- DATASET EXTRACT:
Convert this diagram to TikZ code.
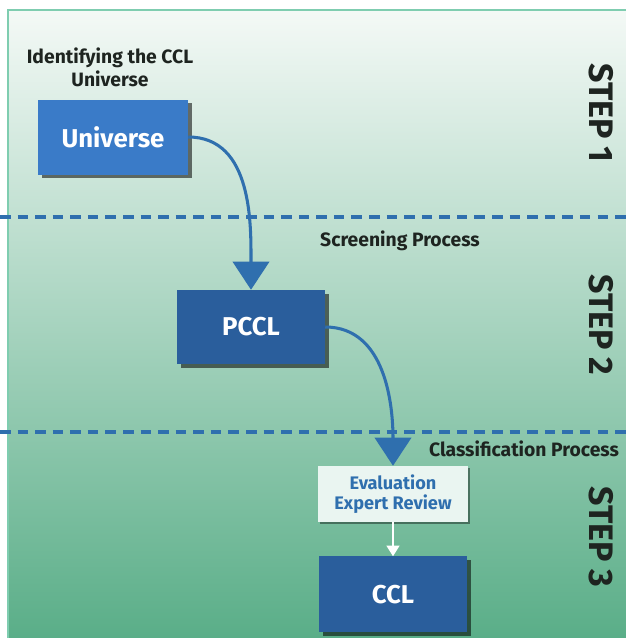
\documentclass[tikz,border=0pt]{standalone}
\usepackage{fontspec}
\setmainfont{Fira Sans}
\usetikzlibrary{arrows.meta,shadows,positioning}

\definecolor{topgreen}{HTML}{F4F9F6}
\definecolor{midgreen}{HTML}{8CC5A8}
\definecolor{botgreen}{HTML}{5AAE88}
\definecolor{framegreen}{HTML}{7FCDB0}
\definecolor{lightblue}{HTML}{3A7BC8}
\definecolor{darkblue}{HTML}{2A5E9C}
\definecolor{dashblue}{HTML}{2F6FAE}
\definecolor{paleface}{HTML}{EAF5F1}
\definecolor{textdark}{HTML}{1E2420}

\begin{document}
\begin{tikzpicture}[x=0.03cm,y=-0.03cm,
    stepbox/.style={rectangle, draw=none, text=white, font=\bfseries\fontsize{22}{25}\selectfont,
        minimum width=4.44cm, minimum height=2.22cm, inner sep=0pt,
        drop shadow={shadow xshift=3pt, shadow yshift=-3pt, opacity=0.55, fill=black}},
    reviewbox/.style={rectangle, fill=paleface, text=dashblue, text centered, align=center,
        font=\bfseries\fontsize{15.5}{17}\selectfont, minimum width=4.5cm, minimum height=1.68cm, inner sep=0pt,
        drop shadow={shadow xshift=2pt, shadow yshift=-2pt, opacity=0.4, fill=black}},
    caption/.style={text=textdark, align=center, font=\bfseries\fontsize{16.5}{19.5}\selectfont},
    steplabel/.style={text=textdark, rotate=-90, font=\bfseries\fontsize{29}{32}\selectfont},
    divider/.style={dashblue, line width=3.2pt, dash pattern=on 9pt off 6pt},
    flow/.style={dashblue, line width=2.6pt, -{Triangle[width=31pt,length=24pt]}}]

    \useasboundingbox (0,0) rectangle (626,638);
    % background panel
    \shade[top color=topgreen, middle color=midgreen, bottom color=botgreen] (8,10) rectangle (626,638);
    \draw[framegreen, line width=2pt] (8,638) -- (8,10) -- (626,10);

    % step dividers
    \draw[divider] (0,217) -- (626,217);
    \draw[divider] (0,432) -- (626,432);

    \node (Identify) [caption] at (110,67) {Identifying the CCL\\Universe};
    \node (Screening) [caption] at (400,241) {Screening Process};
    \node (Classification) [caption] at (524,449) {Classification Process};

    \node (Step1) [steplabel] at (601,113) {STEP 1};
    \node (Step2) [steplabel] at (601,325) {STEP 2};
    \node (Step3) [steplabel] at (601,537) {STEP 3};

    \node (Universe) [stepbox, fill=lightblue, minimum width=4.5cm, minimum height=2.25cm] at (113,137) {Universe};
    \node (PCCL) [stepbox, fill=darkblue] at (251,327) {PCCL};
    \node (Review) [reviewbox] at (393,494) {Evaluation\\Expert Review};
    \node (CCL) [stepbox, fill=darkblue, minimum height=2.28cm, below=1.02cm of Review] {CCL};

    \draw[flow] (Universe.east) to[out=0,in=90] (PCCL.north);
    \draw[flow] (PCCL.east) to[out=0,in=90] (Review.north);
    \draw[white, line width=1.2pt, -{Triangle[width=11pt,length=9pt]}] (Review.south) -- (CCL.north);
\end{tikzpicture}
\end{document}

- EXERCISE GOAL:
From the top of the listing above, repeat each line exactly until you reach the line containing "(Step3) [steplabel] at", and repeat that one too. Leave the pictures out.

- RESULT:
Convert this diagram to TikZ code.
\documentclass[tikz,border=0pt]{standalone}
\usepackage{fontspec}
\setmainfont{Fira Sans}
\usetikzlibrary{arrows.meta,shadows,positioning}

\definecolor{topgreen}{HTML}{F4F9F6}
\definecolor{midgreen}{HTML}{8CC5A8}
\definecolor{botgreen}{HTML}{5AAE88}
\definecolor{framegreen}{HTML}{7FCDB0}
\definecolor{lightblue}{HTML}{3A7BC8}
\definecolor{darkblue}{HTML}{2A5E9C}
\definecolor{dashblue}{HTML}{2F6FAE}
\definecolor{paleface}{HTML}{EAF5F1}
\definecolor{textdark}{HTML}{1E2420}

\begin{document}
\begin{tikzpicture}[x=0.03cm,y=-0.03cm,
    stepbox/.style={rectangle, draw=none, text=white, font=\bfseries\fontsize{22}{25}\selectfont,
        minimum width=4.44cm, minimum height=2.22cm, inner sep=0pt,
        drop shadow={shadow xshift=3pt, shadow yshift=-3pt, opacity=0.55, fill=black}},
    reviewbox/.style={rectangle, fill=paleface, text=dashblue, text centered, align=center,
        font=\bfseries\fontsize{15.5}{17}\selectfont, minimum width=4.5cm, minimum height=1.68cm, inner sep=0pt,
        drop shadow={shadow xshift=2pt, shadow yshift=-2pt, opacity=0.4, fill=black}},
    caption/.style={text=textdark, align=center, font=\bfseries\fontsize{16.5}{19.5}\selectfont},
    steplabel/.style={text=textdark, rotate=-90, font=\bfseries\fontsize{29}{32}\selectfont},
    divider/.style={dashblue, line width=3.2pt, dash pattern=on 9pt off 6pt},
    flow/.style={dashblue, line width=2.6pt, -{Triangle[width=31pt,length=24pt]}}]

    \useasboundingbox (0,0) rectangle (626,638);
    % background panel
    \shade[top color=topgreen, middle color=midgreen, bottom color=botgreen] (8,10) rectangle (626,638);
    \draw[framegreen, line width=2pt] (8,638) -- (8,10) -- (626,10);

    % step dividers
    \draw[divider] (0,217) -- (626,217);
    \draw[divider] (0,432) -- (626,432);

    \node (Identify) [caption] at (110,67) {Identifying the CCL\\Universe};
    \node (Screening) [caption] at (400,241) {Screening Process};
    \node (Classification) [caption] at (524,449) {Classification Process};

    \node (Step1) [steplabel] at (601,113) {STEP 1};
    \node (Step2) [steplabel] at (601,325) {STEP 2};
    \node (Step3) [steplabel] at (601,537) {STEP 3};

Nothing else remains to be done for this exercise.